Which is more than can be said for Boris Johnson, who used his visit to India as a backdrop for comparing François Hollande to a Nazi prison camp guard. While his remarks have been excused as lighthearted banter by the likes of Michael “With Friends Like These” Gove, it might be more helpful for the country if we didn’t have a foreign secretary whose understanding of 20th-century history wasn’t still equal to that of a 10-year-old boy in the 1960s.

Thursday
Much as I instinctively believed Uri Geller must be a charlatan when he turned up in Britain during the 1970s, part of me still wanted him to be genuine. And now it turns out that he just might have been. Recently released files have revealed that the CIA repeatedly tested Geller at the Stanford Research Institute between 1972 and 1976 and the Israeli spoon-bender kept passing with flying colours. Time and again, when locked in a sealed room and asked to draw the same image as a scientist was drawing elsewhere in the building, he came up with an uncannily similar picture.

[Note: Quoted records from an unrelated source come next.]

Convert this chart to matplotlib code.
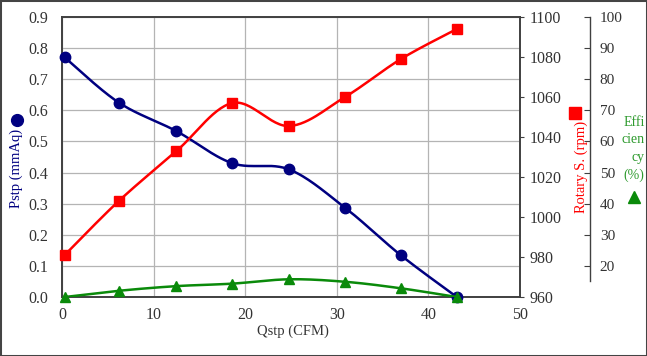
import numpy as np
import matplotlib
matplotlib.use('Agg')
import matplotlib.pyplot as plt
from matplotlib.patches import Rectangle

# values
qstp = [0.3, 6.2, 12.5, 18.6, 24.8, 30.9, 37.0, 43.1]          # CFM
pstp = [0.77, 0.625, 0.533, 0.43, 0.41, 0.287, 0.134, 0.0]      # mmAq
rpm = [981, 1008, 1033, 1057, 1045.5, 1060, 1079, 1094]        # rpm
eff = [10.0, 12.0, 13.5, 14.3, 15.7, 14.9, 12.8, 10.0]          # %

x_ticks = [0, 10, 20, 30, 40, 50]
p_ticks = [0.0, 0.1, 0.2, 0.3, 0.4, 0.5, 0.6, 0.7, 0.8, 0.9]
rpm_ticks = [960, 980, 1000, 1020, 1040, 1060, 1080, 1100]
eff_ticks = [20, 30, 40, 50, 60, 70, 80, 90, 100]

navy = '#000080'
red = '#ff0000'
green = '#0a8a0a'
txt = '#333333'

plt.rcParams['font.family'] = ['Liberation Serif', 'DejaVu Serif']


def smooth(xs, ys, n=30):
    # Excel-style smoothed line (Catmull-Rom / Bezier through the points)
    p = np.column_stack([xs, ys]).astype(float)
    p = np.vstack([p[0], p, p[-1]])
    out = []
    t = np.linspace(0, 1, n)[:, None]
    for i in range(1, len(p) - 2):
        p0, p1, p2, p3 = p[i - 1], p[i], p[i + 1], p[i + 2]
        c1 = p1 + (p2 - p0) / 6
        c2 = p2 - (p3 - p1) / 6
        seg = ((1 - t) ** 3) * p1 + 3 * ((1 - t) ** 2) * t * c1 + 3 * (1 - t) * t ** 2 * c2 + t ** 3 * p2
        out.append(seg)
    out = np.vstack(out)
    return out[:, 0], out[:, 1]


fig = plt.figure(figsize=(6.47, 3.56), dpi=100)
ax = fig.add_axes([0.0958, 0.1657, 0.7079, 0.7865])
ax2 = ax.twinx()
ax3 = ax.twinx()

# Pstp
sx, sy = smooth(qstp, pstp)
ax.plot(sx, sy, color=navy, lw=1.8, zorder=3)
ax.plot(qstp, pstp, 'o', color=navy, ms=7.5, zorder=4, clip_on=False)
ax.set_xlim(0, 50)
ax.set_ylim(0, 0.9)
ax.set_xticks(x_ticks)
ax.set_yticks(p_ticks)
ax.set_yticklabels(['%.1f' % v for v in p_ticks])
ax.grid(True, color='#b4b4b4', lw=0.9)
ax.set_axisbelow(True)
ax.tick_params(axis='y', length=0, pad=10, labelsize=11.5, labelcolor=txt)
ax.tick_params(axis='x', length=0, pad=7, labelsize=11.5, labelcolor=txt)
for s in ax.spines.values():
    s.set_color('#404040')
    s.set_linewidth(1.4)
ax.set_xlabel('Qstp (CFM)', fontsize=10.5, color=txt)
ax.xaxis.set_label_coords(0.504, -0.1)
ax.set_ylabel('Pstp (mmAq)', fontsize=10.5, color=navy)
ax.yaxis.set_label_coords(-0.085, 0.46)
ax.plot([-0.098], [0.632], 'o', color=navy, ms=8.5, transform=ax.transAxes, clip_on=False)

# Rotary speed
rx, ry = smooth(qstp, rpm)
ax2.plot(rx, ry, color=red, lw=1.8, zorder=3)
ax2.plot(qstp, rpm, 's', color=red, ms=7, zorder=4, clip_on=False)
ax2.set_ylim(960, 1100)
ax2.set_yticks(rpm_ticks)
ax2.tick_params(axis='y', direction='out', length=3, pad=4, labelsize=11.5,
                labelcolor=txt, color='#404040')
for s in ax2.spines.values():
    s.set_visible(False)
ax2.set_ylabel('Rotary S. (rpm)', fontsize=10.5, color=red)
ax2.yaxis.set_label_coords(1.118, 0.464)
ax2.plot([1.12], [0.657], 's', color=red, ms=8.5, transform=ax2.transAxes, clip_on=False)

# Efficiency
ex, ey = smooth(qstp, eff)
ax3.plot(ex, ey, color=green, lw=1.8, zorder=3)
ax3.plot(qstp, eff, '^', color=green, ms=7, zorder=4, clip_on=False)
ax3.set_ylim(10, 100)
ax3.set_yticks(eff_ticks)
for name, s in ax3.spines.items():
    s.set_visible(name == 'right')
ax3.spines['right'].set_position(('axes', 1.153))
ax3.spines['right'].set_bounds(15, 100)
ax3.spines['right'].set_color('#404040')
ax3.spines['right'].set_linewidth(1.0)
ax3.tick_params(axis='y', direction='in', length=4, pad=7, labelsize=11,
                labelcolor=txt, color='#404040')
ax3.set_ylabel('Effi\ncien\ncy\n(%)', fontsize=10, color='#2e9a2e', rotation=0,
               ha='right', va='center', multialignment='right', linespacing=1.45)
ax3.yaxis.set_label_coords(1.272, 0.53)
ax3.plot([1.249], [0.357], '^', color=green, ms=8.5, transform=ax3.transAxes, clip_on=False)

fig.patches.append(Rectangle((0, 0), 1, 1, transform=fig.transFigure, fill=False,
                             edgecolor='#444444', lw=2.2))

fig.savefig('out.png', dpi=100)
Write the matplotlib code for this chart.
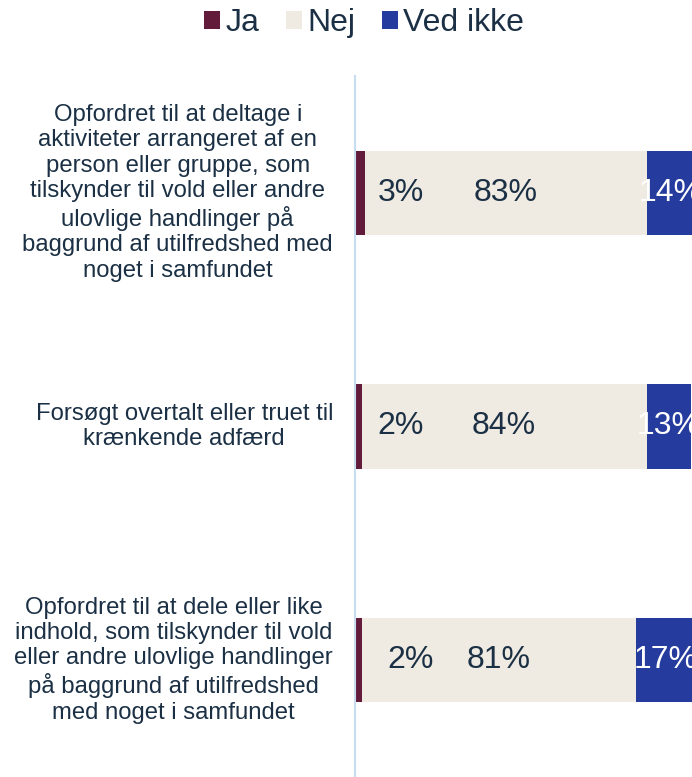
import matplotlib
matplotlib.use("Agg")
import matplotlib.pyplot as plt
from matplotlib.patches import Patch

plt.rcParams['font.family'] = ['Liberation Sans', 'DejaVu Sans']

categories = [
    "Opfordret til at deltage i\naktiviteter arrangeret af en\nperson eller gruppe, som\ntilskynder til vold eller andre\nulovlige handlinger på\nbaggrund af utilfredshed med\nnoget i samfundet",
    "Forsøgt overtalt eller truet til\nkrænkende adfærd",
    "Opfordret til at dele eller like\nindhold, som tilskynder til vold\neller andre ulovlige handlinger\npå baggrund af utilfredshed\nmed noget i samfundet",
]
series_names = ["Ja", "Nej", "Ved ikke"]
ja = [3, 2, 2]
nej = [83, 84, 81]
ved_ikke = [14, 13, 17]

colors = ["#621B3A", "#EFEAE2", "#253C9E"]
text_dark = "#1B3044"
ja_label_x = [13.5, 13.5, 16.5]

W, H = 692, 777
fig = plt.figure(figsize=(W / 100, H / 100), dpi=100)
ax = fig.add_axes([355 / W, 0, 339 / W, 1 - 76 / H])

y = list(range(len(categories)))
h = 0.36
ax.barh(y, ja, height=h, color=colors[0], linewidth=0)
ax.barh(y, nej, left=ja, height=h, color=colors[1], linewidth=0)
left3 = [a + b for a, b in zip(ja, nej)]
ax.barh(y, ved_ikke, left=left3, height=h, color=colors[2], linewidth=0)

for i in y:
    ax.text(ja_label_x[i], i, f"{ja[i]}%", ha='center', va='center', fontsize=23, color=text_dark)
    ax.text(ja[i] + nej[i] / 2, i, f"{nej[i]}%", ha='center', va='center', fontsize=23, color=text_dark)
    ax.text(left3[i] + ved_ikke[i] / 2, i, f"{ved_ikke[i]}%", ha='center', va='center',
            fontsize=23, color='white', clip_on=False)

ax.set_xlim(0, 100)
ax.set_ylim(2.5, -0.5)
ax.set_xticks([])
ax.set_yticks([])
for s in ['top', 'right', 'bottom']:
    ax.spines[s].set_visible(False)
ax.spines['left'].set_color('#C9DDF0')
ax.spines['left'].set_linewidth(1.5)

# category labels
for i, cat in enumerate(categories):
    yd = ax.transData.transform((0, i))[1]
    fig.text(333 / W, yd / H, cat, ha='right', va='center', multialignment='center',
             fontsize=17.2, color=text_dark, linespacing=1.2)

handles = [Patch(facecolor=c, edgecolor='none') for c in colors]
fig.legend(handles, series_names, loc='center', bbox_to_anchor=(364 / W, 1 - 23 / H),
           ncol=3, frameon=False, fontsize=23, handlelength=0.5, handleheight=0.5,
           handletextpad=0.15, columnspacing=0.85, labelcolor=text_dark, borderaxespad=0)

fig.savefig("out.png", dpi=100)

According to Geller, the CIA was so convinced of his paranormal powers it roped him in to telepathically order a top Russian official to sign the nuclear arms reduction treaty. But one thing still bothers me. If Geller is so brilliant, why did he waste so much time bending spoons and stopping watches? If I was that gifted, I’d have much more fun.

Friday
“The senator [later President Windrip] was vulgar, almost illiterate, a public liar easily detected, and in his ‘ideas’ almost idiotic, while his celebrated piety was that of a travelling salesman for church furniture, and his yet more celebrated humour the sly cynicism of a country store. Aside from his dramatic glory, Buzz Windrip was a Professional Common Man. Oh, he was common enough. He had every prejudice and aspiration of every American Common Man. He believed in the desirability and therefore the sanctity of thick buckwheat cakes with adulterated maple syrup, and the superiority of anyone who possessed a million dollars. He regarded spats, walking sticks, caviar, titles, tea-drinking, poetry not daily syndicated in newspapers and all foreigners, possibly excepting the British, as degenerate.”

Not a modern commentary on Donald Trump, but an extract from the 1935 novel It Can’t Happen Here by Sinclair Lewis which has just been republished by Penguin. When fiction becomes non-fiction.